Smashing Test

This CSS3 demo displays how useful first-child and last child are when it comes to styling menus. The source for the menu on this demo is very very basic.

<nav>
	<ul> 
		<li><a href="index.php">Home</a></li> 
		<li><a href="aboutus.php">About Us</a></li> 
		<li><a href="staff.php">Staff</a></li> 
		<li><a href="contact.php">Contact Us</a></li> 
	
	</ul> 
</nav> 

All well and good except what do we do if we want to style the current page?

Traditionally I would add an extra class to the current page link like class="this" but this is a grotty way of going about it. The link is semantically significatn because of the page that it goes to.

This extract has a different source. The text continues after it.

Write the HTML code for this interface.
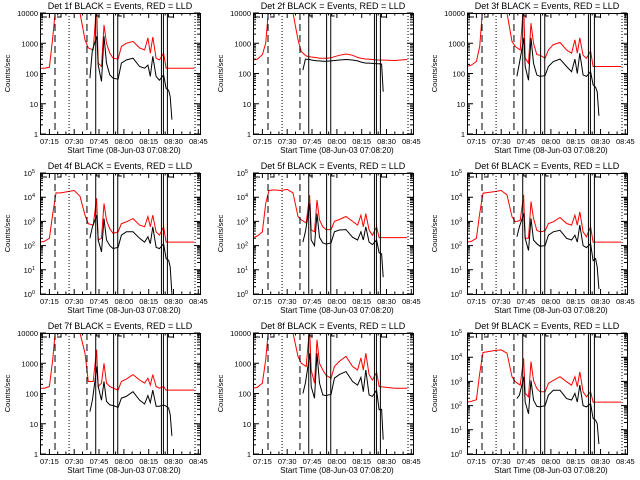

With a little php to find out what page you're already on and you can style the links that find that address in the href tag.

<?php 
$thispage = basename($_SERVER['REQUEST_URI']); ?>
	<style>
	
		nav a[href="<?php echo $thispage; ?>"] {
			background: transparent;
			border: solid black;
			border-width: 1px 1px 0 1px;
		}
		
		nav ul li:first-child a[href="<?php echo $thispage; ?>"]{
			border-color: black;
			border-width: 1px 1px 0 0;
		}
		
		nav ul li:last-child a[href="<?php echo $thispage; ?>"]{
			border-color: black;
			border-width: 1px 0 0 1px;
		}

	</style>	
?> 	

The only problem is that you can't write php straight to an external stylesheet so those couple of lines need to be in your php file inside a style tag.